I used a Revo through out most of my high school career. It was my third arm and I don’t think I could have managed my life without it. When I got a new laptop I sold my only British import and life has just been weird ever since. Andrew Orlowski published a massive 10 page tear jerker of an article outlining where Psion started, what their golden age was like and why they failed. Psion may not be known here in the states very well, Palm was always the leader, but Palm devices didn’t have a keyboard until the Treo. It so happened that by chance, due in part to the internet, I learned about Psion.
Highly recommended read. Favorite part:
And being the only senior software design person was an especially unjoyful experience. On one of the four platforms, we had to combine the spec of our previous Psion applications and user interface, with the specification of a new device Nokia had been developing. So there’s me locked in a room with about 15 Nokia designers, who, it slowly transpires, view Symbian as a software house they have just bought in order to deliver their product.

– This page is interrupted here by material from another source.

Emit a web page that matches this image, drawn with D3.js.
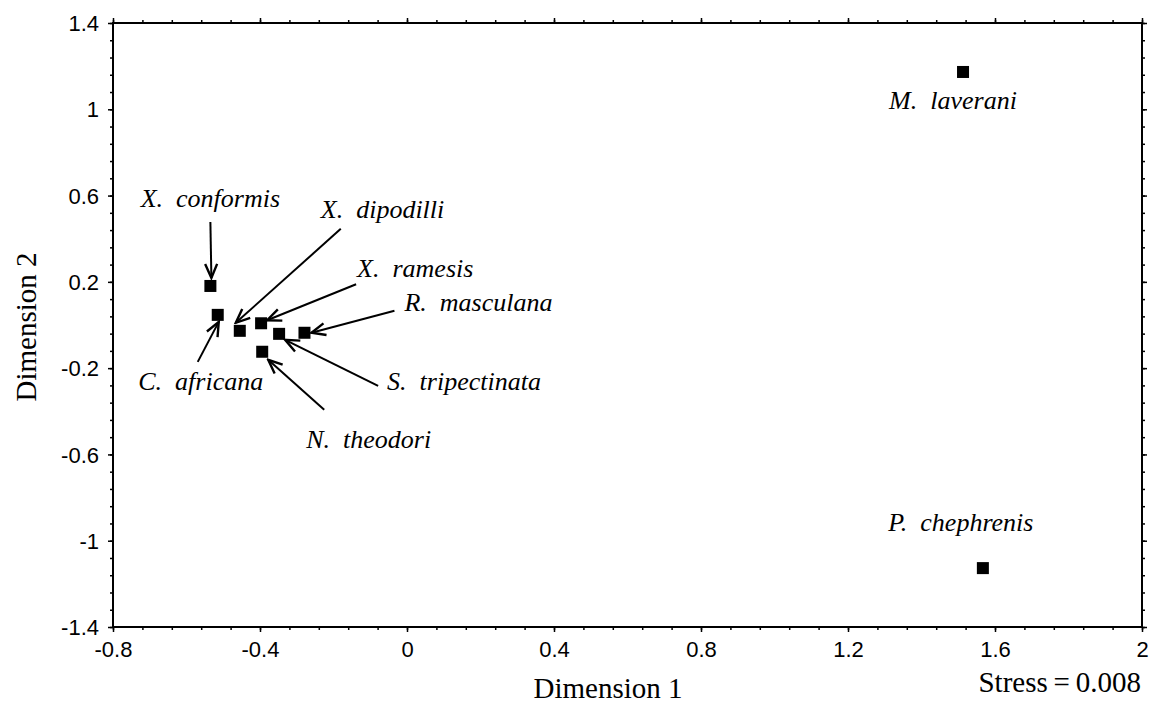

I explain to them the thinking behind the various things in the Psion UI – why it just saves changes automatically, why a second tap means “open”, why it has infoprints [informational messages] in the corner, why ToDos appear on the main Diary screen, all that kind of stuff that we’d worked out over the years, and they listen and then they say “yes, but we want you to do this”. So we didn’t exactly get on well in those meetings.
If you’re a long time reader of mine you definitley know how much I loathe the S60 PIM.